The Liberal party has one final chance to justify its existence. That means cultural courage – the willingness to defend free speech when universities ban conservative speakers, to support parental authority when schools impose gender ideology, to celebrate national achievement when activists teach children to hate their country. It means institutional warfare – taking back the schools from ideologues, defunding universities that suppress free thought, purging activist bureaucrats, and forcing corporations to choose between politics and profits. It means economic credibility – returning to the fundamentals of wealth creation rather than green subsidies and corporate welfare. Tax relief for families, support for small business, policies that reward work and investment rather than virtue-signalling and rent-seeking.
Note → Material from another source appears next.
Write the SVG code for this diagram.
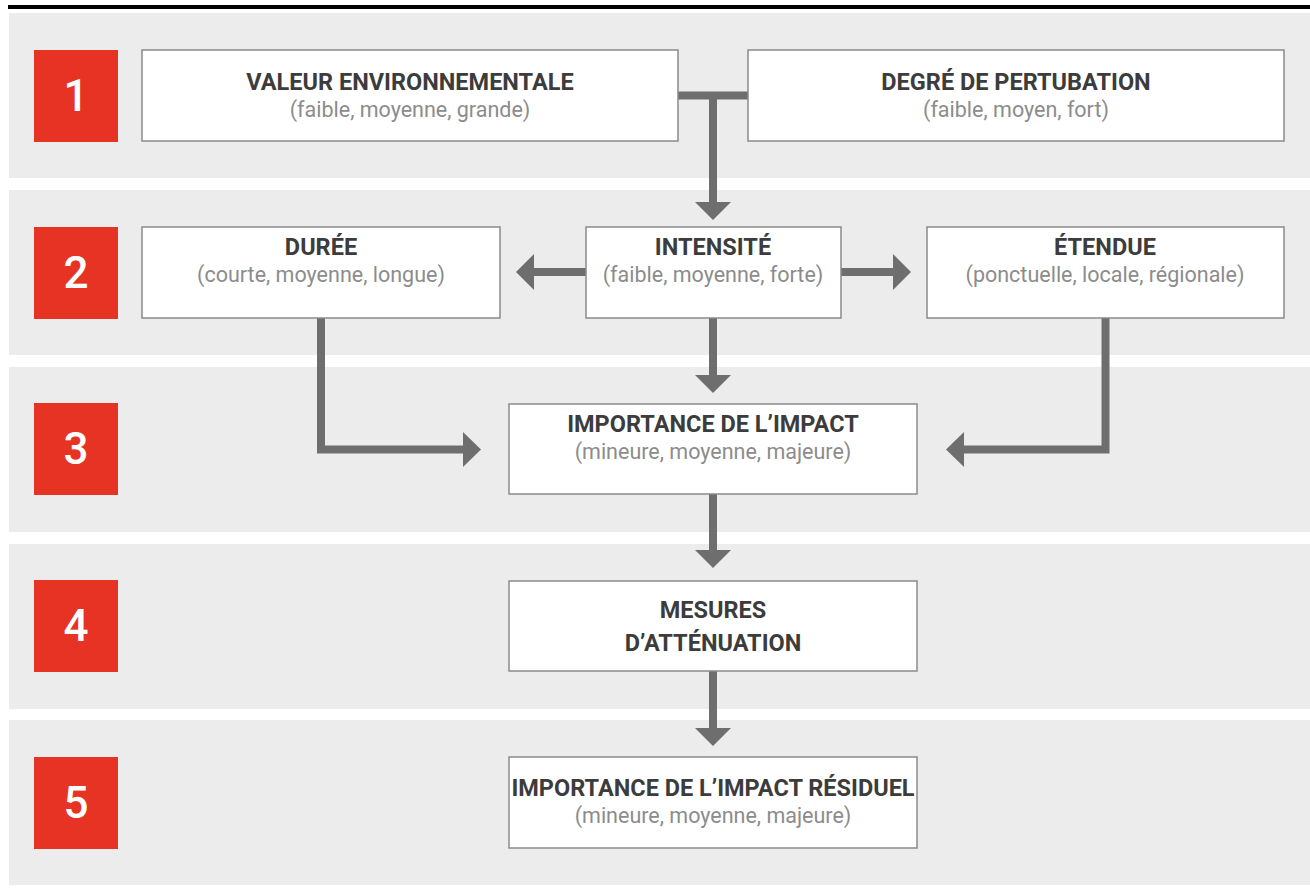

Most importantly, it means naming the real constituency – the forgotten people. Suburban families crushed by energy costs, small business owners drowning in regulation, parents horrified by what schools teach their children, workers whose jobs are sacrificed to climate targets, people concerned about immigration called ‘racists’.
Menzies did not win by chasing the centre – he shifted it, by making aspiration and enterprise appear normal and Labor’s socialism dangerous. Howard did not triangulate –he redefined the mainstream, making border control and family values respectable again.
The path back requires the same approach: naming the real Australia beneath the noise and making its values mainstream again. The constituencies are still there –aspirational families, small businesses, regional communities –waiting for leaders brave enough to represent them.
The Liberal party faces extinction or renewal. Down one path lies comfortable irrelevance – the slow fade into obscurity as Labor and the Teals divide its territory. Down the other lies the hard road back: confronting institutional enemies, challenging progressive orthodoxies and fighting cultural battles.
The Liberals can choose to be Menzies and Howard’s successors, or they can choose to be footnotes in the story of how a great political party died of its own cowardice. History will remember which path they took.